**The task**
Look at each line of the records and count those with "that" in them. Please answer with the count alone.
# start of Given records
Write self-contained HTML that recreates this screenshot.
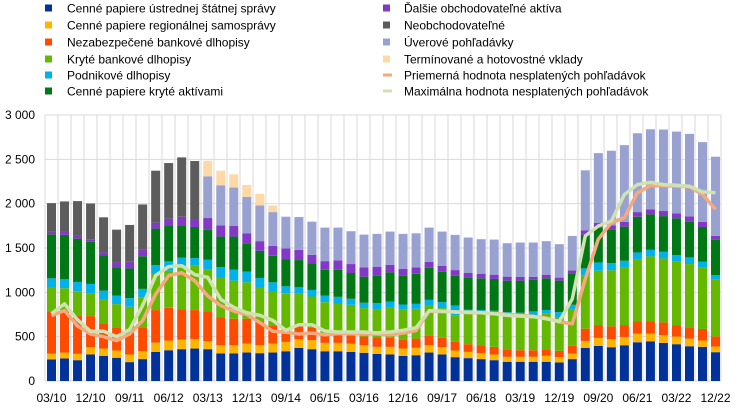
<!DOCTYPE html>
<html><head><meta charset="utf-8"><style>
html,body{margin:0;padding:0;background:#fff;}
svg{display:block;font-family:"Liberation Sans",sans-serif;}
</style></head><body>
<svg id="c" width="744" height="411" xmlns="http://www.w3.org/2000/svg"></svg>
<script>
const cols=["#003299","#ffb400","#ff4b00","#65b800","#00b1ea","#007816","#8139c6","#5c5c5c","#98a1d0","#fdd9a5"];
// cumulative tops: blue,yellow,red,lgreen,cyan,dgreen,purple,gray,lav,peach
const D=[
[243,310,788,1054,1158,1655,1685,2006,2006,2006],
[254,321,780,1046,1147,1648,1681,2025,2025,2025],
[235,306,740,1012,1117,1606,1636,2029,2029,2029],
[299,381,732,983,1095,1569,1599,2002,2002,2002],
[284,366,643,915,1020,1420,1450,1846,1846,1846],
[262,344,605,867,964,1281,1337,1707,1707,1707],
[213,299,542,837,934,1270,1345,1760,1760,1760],
[247,336,605,945,1039,1408,1479,1991,1991,1991],
[329,433,800,1207,1308,1719,1786,2372,2372,2372],
[347,456,826,1244,1349,1748,1831,2458,2458,2458],
[359,467,807,1300,1390,1748,1853,2522,2522,2522],
[366,474,800,1300,1386,1737,1816,2481,2481,2481],
[359,448,788,1255,1367,1704,1838,1838,2309,2484],
[310,403,721,1162,1285,1629,1756,1756,2208,2372],
[310,403,702,1132,1255,1629,1748,1748,2182,2331],
[321,422,702,1113,1233,1554,1666,1666,2077,2212],
[314,403,665,1054,1162,1468,1577,1577,1980,2111],
[321,422,628,1009,1113,1412,1524,1524,1905,1980],
[336,441,553,990,1068,1375,1494,1494,1853,1853],
[374,471,628,983,1057,1364,1479,1479,1849,1849],
[359,460,605,953,1027,1326,1423,1423,1797,1797],
[336,430,534,889,964,1255,1352,1352,1730,1730],
[336,430,516,874,949,1255,1360,1360,1730,1730],
[329,422,508,859,927,1218,1319,1319,1689,1689],
[318,403,501,822,882,1177,1282,1282,1651,1651],
[306,385,490,811,878,1188,1289,1289,1659,1659],
[299,385,486,825,897,1225,1311,1311,1685,1685],
[284,366,471,803,863,1188,1263,1263,1659,1659],
[291,374,478,814,870,1210,1282,1282,1666,1666],
[321,403,508,852,915,1278,1345,1345,1730,1730],
[299,381,486,822,889,1233,1300,1300,1685,1685],
[269,344,441,740,852,1188,1251,1251,1648,1648],
[258,329,415,788,803,1166,1218,1218,1618,1618],
[247,314,400,777,800,1158,1210,1210,1599,1599],
[235,299,385,777,792,1151,1199,1199,1595,1595],
[217,273,359,740,777,1132,1177,1177,1554,1554],
[217,273,347,732,770,1132,1173,1173,1562,1562],
[217,273,347,740,785,1143,1173,1173,1562,1562],
[217,284,359,758,800,1158,1199,1199,1577,1577],
[209,269,340,721,777,1132,1166,1166,1543,1543],
[247,310,396,807,859,1207,1248,1248,1636,1636],
[374,452,590,1188,1270,1648,1700,1700,2376,2376],
[396,486,631,1244,1337,1730,1782,1782,2570,2570],
[381,471,616,1248,1330,1711,1756,1756,2597,2597],
[403,497,631,1281,1356,1741,1793,1793,2660,2660],
[437,534,676,1375,1450,1853,1905,1905,2794,2794],
[448,534,676,1405,1479,1879,1935,1935,2839,2839],
[430,516,661,1382,1457,1860,1917,1917,2836,2836],
[415,501,631,1345,1420,1834,1890,1890,2813,2813],
[392,478,605,1319,1394,1797,1857,1857,2787,2787],
[385,456,587,1278,1345,1737,1793,1793,2694,2694],
[325,389,504,1143,1195,1591,1636,1636,2530,2530]];
const OR=[735,795,620,530,500,455,530,680,980,1190,1220,1130,960,850,790,750,660,560,550,530,540,520,535,535,530,530,520,540,570,790,780,780,770,770,760,750,740,730,710,665,646,1150,1599,1786,1842,2122,2204,2204,2197,2190,2103,1935];
const GR=[760,870,690,560,560,500,580,850,1190,1290,1300,1200,1170,920,830,770,740,684,572,635,635,564,553,553,553,542,553,572,601,792,788,777,777,770,758,740,732,725,702,672,926,1636,1748,1804,2103,2215,2241,2215,2208,2197,2133,2122];
const Y=v=>381-v*266/3000, X=i=>51.5+i*13.02;
let s='';
// grid
for(let k=0;k<=6;k++){const y=Y(k*500);s+=`<line x1="45" x2="721" y1="${y}" y2="${y}" stroke="#d9d9d9" stroke-width="1"/>`;
s+=`<text x="35" y="${y+4}" font-size="12" text-anchor="end" fill="#000">${k==0?'0':(k*500).toLocaleString('en').replace(',','\u00a0').replace(/(\d)(\d{3})$/,'$1 $2')}</text>`;}
for(let i=0;i<=52;i++){const x=45+i*13;s+=`<line x1="${x}" x2="${x}" y1="115" y2="381" stroke="#d9d9d9" stroke-width="1"/>`;}
D.forEach((d,i)=>{let prev=0;d.forEach((v,j)=>{if(v>prev){s+=`<rect x="${X(i)-4.5}" y="${Y(v)}" width="9" height="${Y(prev)-Y(v)}" fill="${cols[j]}"/>`;prev=v;}});});
const pl=a=>a.map((v,i)=>`${X(i).toFixed(1)},${Y(v).toFixed(1)}`).join(' ');
s+=`<polyline points="${pl(OR)}" fill="none" stroke="#f4a97f" stroke-width="3.5" stroke-linejoin="round"/>`;
s+=`<polyline points="${pl(GR)}" fill="none" stroke="#cfe2b2" stroke-width="3.5" stroke-linejoin="round"/>`;
const lab=["03/10","12/10","09/11","06/12","03/13","12/13","09/14","06/15","03/16","12/16","09/17","06/18","03/19","12/19","09/20","06/21","03/22","12/22"];
lab.forEach((t,k)=>{s+=`<text x="${X(k*3)}" y="402" font-size="12" text-anchor="middle">${t}</text>`;});
// legend
const L1=["Cenné papiere ústrednej štátnej správy","Cenné papiere regionálnej samosprávy","Nezabezpečené bankové dlhopisy","Kryté bankové dlhopisy","Podnikové dlhopisy","Cenné papiere kryté aktívami"];
const L2=["Ďalšie obchodovateľné aktíva","Neobchodovateľné","Úverové pohľadávky","Termínované a hotovostné vklady","Priemerná hodnota nesplatených pohľadávok","Maximálna hodnota nesplatených pohľadávok"];
const ry=[8,25,42,59,75,91];
L1.forEach((t,k)=>{s+=`<rect x="45" y="${ry[k]-3.5}" width="7" height="7" fill="${cols[k]}"/><text x="67" y="${ry[k]+4.5}" font-size="12">${t}</text>`;});
L2.forEach((t,k)=>{if(k<4)s+=`<rect x="383" y="${ry[k]-3.5}" width="7" height="7" fill="${cols[k+6]}"/>`;else s+=`<rect x="383" y="${ry[k]-1.5}" width="9" height="3" fill="${k==4?'#f4a97f':'#cfe2b2'}"/>`;
s+=`<text x="404" y="${ry[k]+4.5}" font-size="12">${t}</text>`;});
document.getElementById('c').innerHTML=s;
</script>
</body></html>
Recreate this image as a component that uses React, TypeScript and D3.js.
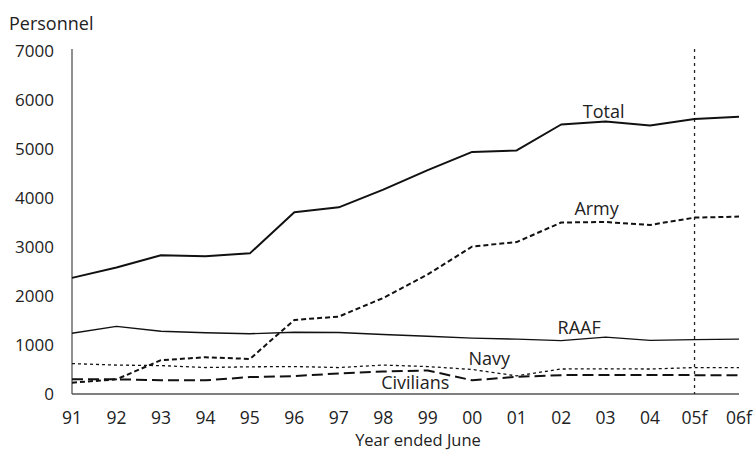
import React, { useEffect, useRef } from 'react';
import * as d3 from 'd3';

const years = ['91', '92', '93', '94', '95', '96', '97', '98', '99', '00', '01', '02', '03', '04', '05f', '06f'];
const total = [2370, 2580, 2830, 2810, 2870, 3710, 3810, 4170, 4570, 4940, 4970, 5500, 5560, 5480, 5610, 5660];
const army = [230, 300, 690, 750, 715, 1510, 1580, 1960, 2440, 3010, 3100, 3500, 3510, 3450, 3600, 3620];
const raaf = [1240, 1380, 1280, 1250, 1230, 1260, 1255, 1215, 1180, 1140, 1120, 1090, 1160, 1095, 1110, 1120];
const navy = [620, 590, 580, 540, 555, 560, 540, 590, 560, 500, 370, 510, 515, 510, 540, 540];
const civilians = [300, 300, 280, 280, 345, 365, 420, 460, 480, 280, 350, 385, 390, 390, 385, 385];
const yTicks = [0, 1000, 2000, 3000, 4000, 5000, 6000, 7000];

const series = [
  { name: 'Total', values: total, width: 2, dash: null, label: { i: 12, dx: -2, dy: -4 } },
  { name: 'Army', values: army, width: 2, dash: '5,3', label: { i: 12, dx: -9, dy: -7 } },
  { name: 'RAAF', values: raaf, width: 1.4, dash: null, label: { i: 11, dx: 18, dy: -7 } },
  { name: 'Navy', values: navy, width: 1.3, dash: '3,3', label: { i: 9, dx: 17, dy: -5 } },
  { name: 'Civilians', values: civilians, width: 2, dash: '11,5', label: { i: 9, dx: -57, dy: 9 } },
];

export default function App() {
  const svgRef = useRef<SVGSVGElement>(null);

  useEffect(() => {
    if (!svgRef.current) return;
    const svg = d3.select(svgRef.current);
    svg.selectAll('*').remove();

    const font = '"Open Sans", "DejaVu Sans", sans-serif';
    const margin = { left: 72, right: 17, top: 50, bottom: 57 };
    const width = 756;
    const height = 451;

    const x = d3.scalePoint<string>()
      .domain(years)
      .range([margin.left, width - margin.right]);
    const y = d3.scaleLinear()
      .domain([0, 7000])
      .range([height - margin.bottom, margin.top + 1]);

    svg.append('rect').attr('width', width).attr('height', height).attr('fill', '#fff');

    // axes
    svg.append('line')
      .attr('x1', margin.left).attr('x2', margin.left)
      .attr('y1', y(7000) - 2).attr('y2', y(0))
      .attr('stroke', '#555').attr('stroke-width', 1.3);
    svg.append('line')
      .attr('x1', margin.left).attr('x2', x('06f')!)
      .attr('y1', y(0)).attr('y2', y(0))
      .attr('stroke', '#555').attr('stroke-width', 1.3);

    svg.append('g')
      .selectAll('text')
      .data(yTicks)
      .enter()
      .append('text')
      .attr('x', 54)
      .attr('y', d => y(d) + 6)
      .attr('text-anchor', 'end')
      .attr('font-family', font)
      .attr('font-size', 17)
      .attr('fill', '#222')
      .text(d => String(d));

    svg.append('g')
      .selectAll('text')
      .data(years)
      .enter()
      .append('text')
      .attr('x', d => x(d)!)
      .attr('y', 423.5)
      .attr('text-anchor', 'middle')
      .attr('font-family', font)
      .attr('font-size', 17.5)
      .attr('fill', '#222')
      .text(d => d);

    svg.append('text')
      .attr('x', 9).attr('y', 30)
      .attr('font-family', font).attr('font-size', 18).attr('fill', '#222')
      .text('Personnel');
    svg.append('text')
      .attr('x', 418).attr('y', 446)
      .attr('text-anchor', 'middle')
      .attr('font-family', font).attr('font-size', 16.5).attr('fill', '#222')
      .text('Year ended June');

    // forecast divider
    svg.append('line')
      .attr('x1', x('05f')!).attr('x2', x('05f')!)
      .attr('y1', y(7000) - 2).attr('y2', y(0))
      .attr('stroke', '#222').attr('stroke-width', 1.3)
      .attr('stroke-dasharray', '3,4');

    const line = d3.line<number>()
      .x((_, i) => x(years[i])!)
      .y(d => y(d));

    series.forEach(s => {
      svg.append('path')
        .attr('d', line(s.values))
        .attr('fill', 'none')
        .attr('stroke', '#111')
        .attr('stroke-width', s.width)
        .attr('stroke-dasharray', s.dash)
        .attr('stroke-linejoin', 'round');
      svg.append('text')
        .attr('x', x(years[s.label.i])! + s.label.dx)
        .attr('y', y(s.values[s.label.i]) + s.label.dy)
        .attr('text-anchor', 'middle')
        .attr('font-family', font)
        .attr('font-size', 18)
        .attr('fill', '#222')
        .text(s.name);
    });
  }, []);

  return (
    <svg ref={svgRef} width={756} height={451} style={{ display: 'block', position: 'absolute', left: 0, top: 0 }} />
  );
}
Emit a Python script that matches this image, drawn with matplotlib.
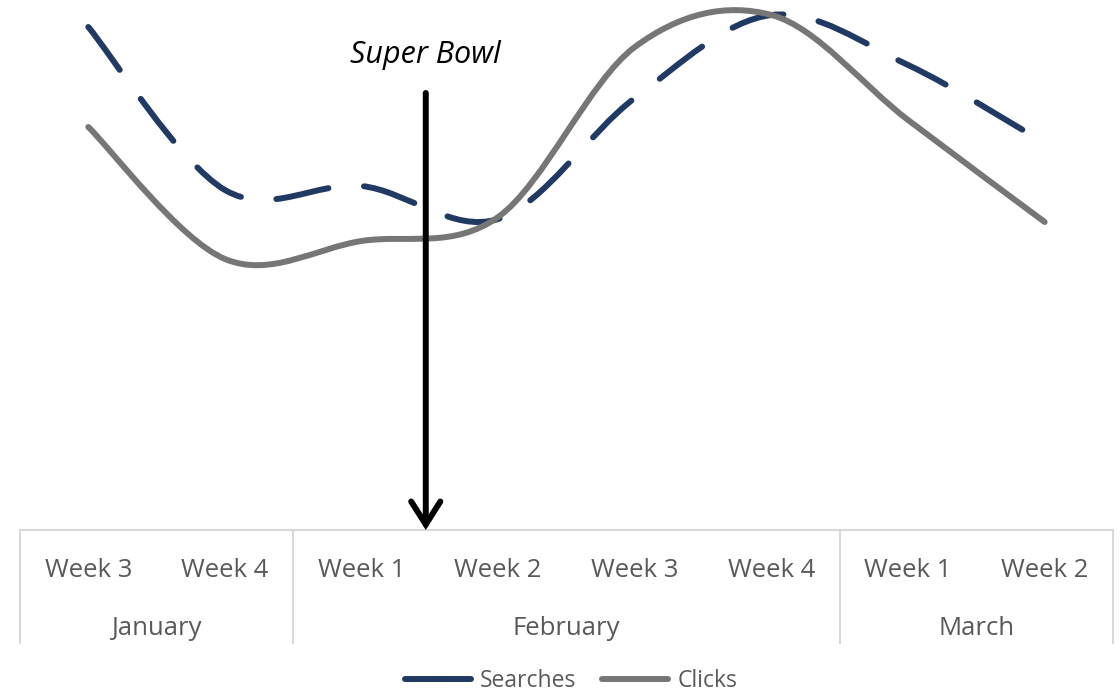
import matplotlib
matplotlib.use("Agg")
import matplotlib.pyplot as plt
import numpy as np
from matplotlib.path import Path
from matplotlib.patches import PathPatch
from matplotlib.lines import Line2D

# Weekly series
weeks = ["Week 3", "Week 4", "Week 1", "Week 2", "Week 3", "Week 4", "Week 1", "Week 2"]
months = ["January", "February", "March"]
month_spans = [(0, 2), (2, 6), (6, 8)]
searches = [503, 340, 344, 311, 432, 515, 465, 387]
clicks = [403, 271, 289, 313, 483, 515, 410, 308]
event_label = "Super Bowl"
event_pos = 2.97

NAVY = "#213a63"
GREY = "#767676"
AXIS_GREY = "#d9d9d9"
TEXT_GREY = "#595959"

plt.rcParams["font.family"] = ["Open Sans", "DejaVu Sans"]

W, H = 1120, 695
fig = plt.figure(figsize=(W / 100, H / 100), dpi=100)
ax = fig.add_axes([20 / W, (H - 530) / H, (1113 - 20) / W, (530 - 5) / H])
ax.set_xlim(0, len(weeks))
ax.set_ylim(0, 525)
ax.set_axis_off()


def smooth_path(xs, ys):
    """Catmull-Rom style cubic Bezier path through every point."""
    pts = np.column_stack([xs, ys]).astype(float)
    n = len(pts)
    verts = [pts[0]]
    codes = [Path.MOVETO]
    for i in range(n - 1):
        p0 = pts[i - 1] if i > 0 else pts[i]
        p1 = pts[i]
        p2 = pts[i + 1]
        p3 = pts[i + 2] if i + 2 < n else pts[i + 1]
        c1 = p1 + (p2 - p0) / 6.0
        c2 = p2 - (p3 - p1) / 6.0
        verts += [c1, c2, p2]
        codes += [Path.CURVE4] * 3
    return Path(verts, codes)


x = np.arange(len(weeks)) + 0.5

ax.add_patch(PathPatch(smooth_path(x, searches), fill=False, edgecolor=NAVY,
                       linewidth=4.3, linestyle=(0, (8.9, 6.0)),
                       capstyle="round", joinstyle="round", zorder=2))
ax.add_patch(PathPatch(smooth_path(x, clicks), fill=False, edgecolor=GREY,
                       linewidth=4.3, capstyle="round", joinstyle="round",
                       zorder=3))

# Event marker
ax.text(event_pos, 475, event_label, ha="center", va="center",
        fontsize=22, style="italic", color="black", zorder=5)
ax.annotate("", xy=(event_pos, 0), xytext=(event_pos, 437),
            arrowprops=dict(arrowstyle="->,head_length=0.55,head_width=0.35",
                            lw=4.3, color="black", shrinkA=0, shrinkB=0,
                            mutation_scale=30, joinstyle="miter"),
            zorder=6)

# Two-level category axis
tr = ax.get_xaxis_transform()
ax.plot([0, len(weeks)], [0, 0], color=AXIS_GREY, lw=1.5, transform=tr,
        clip_on=False, zorder=1)
for xb in [0, 2, 6, 8]:
    ax.plot([xb, xb], [0, -0.215], color=AXIS_GREY, lw=1.5, transform=tr,
            clip_on=False, zorder=1)
for xi, lab in zip(x, weeks):
    ax.text(xi, -0.078, lab, transform=tr, ha="center", va="center",
            fontsize=18.5, color=TEXT_GREY)
for (a, b), m in zip(month_spans, months):
    ax.text((a + b) / 2, -0.187, m, transform=tr, ha="center", va="center",
            fontsize=18.5, color=TEXT_GREY)

handles = [Line2D([], [], color=NAVY, lw=4.3, solid_capstyle="round"),
           Line2D([], [], color=GREY, lw=4.3, solid_capstyle="round")]
fig.legend(handles, ["Searches", "Clicks"], loc="center",
           bbox_to_anchor=(571 / W, 1 - 681 / H), ncol=2, frameon=False,
           fontsize=16.5, labelcolor=TEXT_GREY, handlelength=2.9,
           handletextpad=0.4, columnspacing=1.1, borderpad=0)

fig.savefig("out.png", dpi=100)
# end of Given records
**The output**
3